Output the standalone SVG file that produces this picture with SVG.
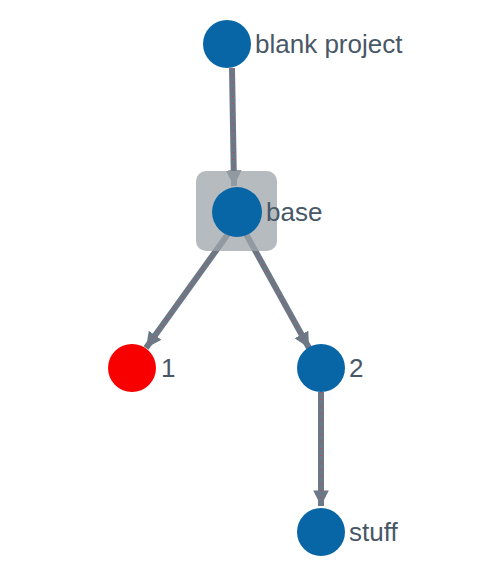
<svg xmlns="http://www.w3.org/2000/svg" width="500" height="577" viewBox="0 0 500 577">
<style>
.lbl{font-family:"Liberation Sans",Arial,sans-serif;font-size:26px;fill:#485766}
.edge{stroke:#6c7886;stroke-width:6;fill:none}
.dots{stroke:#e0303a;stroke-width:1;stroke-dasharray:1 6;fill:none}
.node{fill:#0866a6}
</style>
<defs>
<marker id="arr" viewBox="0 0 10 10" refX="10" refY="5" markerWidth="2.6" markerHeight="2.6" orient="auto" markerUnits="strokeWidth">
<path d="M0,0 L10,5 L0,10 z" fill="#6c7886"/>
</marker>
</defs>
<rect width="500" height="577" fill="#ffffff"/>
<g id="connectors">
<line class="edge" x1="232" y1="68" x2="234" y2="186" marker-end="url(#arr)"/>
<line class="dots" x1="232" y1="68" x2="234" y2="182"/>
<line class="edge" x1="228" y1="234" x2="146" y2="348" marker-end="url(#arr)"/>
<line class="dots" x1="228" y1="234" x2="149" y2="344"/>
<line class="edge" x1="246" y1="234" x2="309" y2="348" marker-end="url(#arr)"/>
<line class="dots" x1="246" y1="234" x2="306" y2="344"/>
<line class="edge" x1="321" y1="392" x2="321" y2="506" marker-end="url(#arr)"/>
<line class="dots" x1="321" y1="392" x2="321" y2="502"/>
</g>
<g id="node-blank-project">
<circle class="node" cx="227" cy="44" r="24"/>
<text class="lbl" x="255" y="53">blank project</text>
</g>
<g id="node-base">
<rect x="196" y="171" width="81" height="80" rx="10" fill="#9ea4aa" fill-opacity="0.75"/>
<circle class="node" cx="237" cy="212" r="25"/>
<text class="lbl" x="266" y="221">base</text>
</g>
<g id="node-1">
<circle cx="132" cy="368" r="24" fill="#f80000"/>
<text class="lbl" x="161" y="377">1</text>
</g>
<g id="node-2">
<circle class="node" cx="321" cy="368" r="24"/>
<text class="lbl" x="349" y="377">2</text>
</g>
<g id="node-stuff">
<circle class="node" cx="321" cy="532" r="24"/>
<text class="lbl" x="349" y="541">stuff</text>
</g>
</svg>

....

EXERCISE OBJECTIVE.
Print each line of the material above exactly, with the pictures removed from your copy.

IN RESPONSE.
Output the standalone SVG file that produces this picture with SVG.
<svg xmlns="http://www.w3.org/2000/svg" width="500" height="577" viewBox="0 0 500 577">
<style>
.lbl{font-family:"Liberation Sans",Arial,sans-serif;font-size:26px;fill:#485766}
.edge{stroke:#6c7886;stroke-width:6;fill:none}
.dots{stroke:#e0303a;stroke-width:1;stroke-dasharray:1 6;fill:none}
.node{fill:#0866a6}
</style>
<defs>
<marker id="arr" viewBox="0 0 10 10" refX="10" refY="5" markerWidth="2.6" markerHeight="2.6" orient="auto" markerUnits="strokeWidth">
<path d="M0,0 L10,5 L0,10 z" fill="#6c7886"/>
</marker>
</defs>
<rect width="500" height="577" fill="#ffffff"/>
<g id="connectors">
<line class="edge" x1="232" y1="68" x2="234" y2="186" marker-end="url(#arr)"/>
<line class="dots" x1="232" y1="68" x2="234" y2="182"/>
<line class="edge" x1="228" y1="234" x2="146" y2="348" marker-end="url(#arr)"/>
<line class="dots" x1="228" y1="234" x2="149" y2="344"/>
<line class="edge" x1="246" y1="234" x2="309" y2="348" marker-end="url(#arr)"/>
<line class="dots" x1="246" y1="234" x2="306" y2="344"/>
<line class="edge" x1="321" y1="392" x2="321" y2="506" marker-end="url(#arr)"/>
<line class="dots" x1="321" y1="392" x2="321" y2="502"/>
</g>
<g id="node-blank-project">
<circle class="node" cx="227" cy="44" r="24"/>
<text class="lbl" x="255" y="53">blank project</text>
</g>
<g id="node-base">
<rect x="196" y="171" width="81" height="80" rx="10" fill="#9ea4aa" fill-opacity="0.75"/>
<circle class="node" cx="237" cy="212" r="25"/>
<text class="lbl" x="266" y="221">base</text>
</g>
<g id="node-1">
<circle cx="132" cy="368" r="24" fill="#f80000"/>
<text class="lbl" x="161" y="377">1</text>
</g>
<g id="node-2">
<circle class="node" cx="321" cy="368" r="24"/>
<text class="lbl" x="349" y="377">2</text>
</g>
<g id="node-stuff">
<circle class="node" cx="321" cy="532" r="24"/>
<text class="lbl" x="349" y="541">stuff</text>
</g>
</svg>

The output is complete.